Her eyes searched his furtively for understanding as she choked out each word.
"I don't regret any time I've lost for all the happiness it brought me. "Be a part of the world, Luther. There's little enough goodness in it, there's so little...Promise me..." Her throat tightened and she fought for breath. A chill of fear blew up from his gut as he heard her strangled gasps.
"Shhhh. Hush now."
He raised her from the pillows and pulled her arms up, hoping the position would help the fight to get air into her damaged lungs. Her chest raised and lowered with difficulty and she stared at him with a unexpected wonder in her eyes. Then he felt her body go limp, her head lolled backwards.
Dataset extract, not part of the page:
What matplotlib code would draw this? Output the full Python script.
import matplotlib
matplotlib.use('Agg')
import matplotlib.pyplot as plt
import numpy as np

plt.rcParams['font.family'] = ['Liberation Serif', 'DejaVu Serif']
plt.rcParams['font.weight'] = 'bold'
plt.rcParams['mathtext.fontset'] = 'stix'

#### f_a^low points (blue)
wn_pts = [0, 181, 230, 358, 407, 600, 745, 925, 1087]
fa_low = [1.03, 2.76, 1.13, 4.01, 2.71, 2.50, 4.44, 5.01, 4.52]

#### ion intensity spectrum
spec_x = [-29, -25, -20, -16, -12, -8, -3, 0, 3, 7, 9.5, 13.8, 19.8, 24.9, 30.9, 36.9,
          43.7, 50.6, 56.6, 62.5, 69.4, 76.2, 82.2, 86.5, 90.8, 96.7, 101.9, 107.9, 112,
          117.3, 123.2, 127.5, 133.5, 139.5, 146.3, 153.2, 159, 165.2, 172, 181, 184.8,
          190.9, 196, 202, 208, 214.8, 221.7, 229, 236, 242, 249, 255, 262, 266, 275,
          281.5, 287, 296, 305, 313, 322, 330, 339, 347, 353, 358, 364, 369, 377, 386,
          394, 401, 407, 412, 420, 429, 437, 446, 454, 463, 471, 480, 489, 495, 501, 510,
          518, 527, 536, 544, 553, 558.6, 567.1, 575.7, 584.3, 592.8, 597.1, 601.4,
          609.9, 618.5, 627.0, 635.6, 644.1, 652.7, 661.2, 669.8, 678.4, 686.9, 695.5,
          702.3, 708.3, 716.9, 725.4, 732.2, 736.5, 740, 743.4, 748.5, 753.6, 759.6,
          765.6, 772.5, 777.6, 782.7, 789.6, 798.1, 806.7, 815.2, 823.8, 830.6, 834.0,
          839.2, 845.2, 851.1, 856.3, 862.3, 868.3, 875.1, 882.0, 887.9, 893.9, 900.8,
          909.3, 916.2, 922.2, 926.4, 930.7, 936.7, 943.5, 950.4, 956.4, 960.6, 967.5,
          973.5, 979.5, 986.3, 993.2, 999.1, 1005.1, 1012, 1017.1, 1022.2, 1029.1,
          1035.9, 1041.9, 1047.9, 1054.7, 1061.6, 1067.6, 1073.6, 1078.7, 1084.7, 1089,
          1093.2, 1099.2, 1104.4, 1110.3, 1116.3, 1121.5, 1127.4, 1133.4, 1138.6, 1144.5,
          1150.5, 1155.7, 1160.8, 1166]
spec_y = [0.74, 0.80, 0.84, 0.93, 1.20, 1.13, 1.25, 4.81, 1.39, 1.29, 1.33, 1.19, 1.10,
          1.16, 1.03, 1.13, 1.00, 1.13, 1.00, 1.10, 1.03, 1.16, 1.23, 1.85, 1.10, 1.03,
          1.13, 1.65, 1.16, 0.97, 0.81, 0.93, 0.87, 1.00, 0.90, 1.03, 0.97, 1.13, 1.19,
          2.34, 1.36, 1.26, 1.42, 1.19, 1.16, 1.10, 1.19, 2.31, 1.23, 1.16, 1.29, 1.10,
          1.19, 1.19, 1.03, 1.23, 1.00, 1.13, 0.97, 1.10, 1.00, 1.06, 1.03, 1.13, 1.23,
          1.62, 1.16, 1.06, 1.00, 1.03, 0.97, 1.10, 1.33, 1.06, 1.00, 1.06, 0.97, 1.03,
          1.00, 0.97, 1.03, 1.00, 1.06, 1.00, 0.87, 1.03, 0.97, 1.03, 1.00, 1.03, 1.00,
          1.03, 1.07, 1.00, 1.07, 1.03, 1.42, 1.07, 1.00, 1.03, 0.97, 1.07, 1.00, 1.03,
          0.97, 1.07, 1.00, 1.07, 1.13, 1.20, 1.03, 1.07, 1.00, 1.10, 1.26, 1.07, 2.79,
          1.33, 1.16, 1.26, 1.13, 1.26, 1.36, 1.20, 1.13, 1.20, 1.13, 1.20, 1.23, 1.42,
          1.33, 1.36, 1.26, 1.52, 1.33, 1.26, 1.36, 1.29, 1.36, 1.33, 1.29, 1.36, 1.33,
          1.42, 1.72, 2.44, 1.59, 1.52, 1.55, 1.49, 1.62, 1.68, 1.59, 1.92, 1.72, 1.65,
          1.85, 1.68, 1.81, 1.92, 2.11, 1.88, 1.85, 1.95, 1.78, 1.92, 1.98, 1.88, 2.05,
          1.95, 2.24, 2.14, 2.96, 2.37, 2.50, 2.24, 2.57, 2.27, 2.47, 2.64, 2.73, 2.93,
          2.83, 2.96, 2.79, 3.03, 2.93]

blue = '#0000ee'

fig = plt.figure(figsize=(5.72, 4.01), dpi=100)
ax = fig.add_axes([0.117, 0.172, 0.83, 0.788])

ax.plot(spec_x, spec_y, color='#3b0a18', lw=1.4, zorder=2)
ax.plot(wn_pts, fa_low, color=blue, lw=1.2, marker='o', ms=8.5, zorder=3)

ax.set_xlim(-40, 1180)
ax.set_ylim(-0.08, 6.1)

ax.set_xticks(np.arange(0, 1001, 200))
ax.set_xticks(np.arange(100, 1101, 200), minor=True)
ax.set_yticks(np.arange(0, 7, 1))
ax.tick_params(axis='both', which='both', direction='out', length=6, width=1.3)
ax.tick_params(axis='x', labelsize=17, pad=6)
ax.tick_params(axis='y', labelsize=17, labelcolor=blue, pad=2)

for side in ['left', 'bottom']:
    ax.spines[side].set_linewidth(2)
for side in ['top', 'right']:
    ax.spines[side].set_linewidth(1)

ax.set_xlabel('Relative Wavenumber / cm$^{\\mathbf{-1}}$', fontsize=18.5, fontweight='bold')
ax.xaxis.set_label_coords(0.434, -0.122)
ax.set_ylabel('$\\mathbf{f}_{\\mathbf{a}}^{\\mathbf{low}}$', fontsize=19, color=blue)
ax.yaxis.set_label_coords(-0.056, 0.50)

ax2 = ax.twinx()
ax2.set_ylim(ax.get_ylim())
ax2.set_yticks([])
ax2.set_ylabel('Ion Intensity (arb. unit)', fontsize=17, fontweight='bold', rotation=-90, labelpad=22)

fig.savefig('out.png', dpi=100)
Blood spilled from her lips.
Cradling her tenderly, Luther held her to his breast and swallowed a sob. He must get Cleese, he knew. He should get help. But he didn't want to leave her alone. He was finding it hard to breathe himself.
Claudia Harrell, born Katherine Forrest, died two days later in his arms as golden sunlight sent its first radiant warmth of the day into the room, kindling her hair into a conflagration of red curls. Luther dressed her in her best black suit and placed a picture of himself in the breast pocket. He combed her hair, then fumbled it into the best braid his meaty hands would allow, knowing she needed to prepared for the travels ahead.
The town that had adopted the disparate couple as one of their own asked that she be buried in the small graveyard beyond the church. Luther argued against it, hoping for Gideon Cleese to back his wishes, but the young doctor sided with the townspeople, well aware of the import their request made on his new friend. Keeping the photographer in town would keep the mountain man there as well.
As a white wolf pacing restlessly on the green rise above the cemetery, one traveler was laid to rest. Another began a new journey.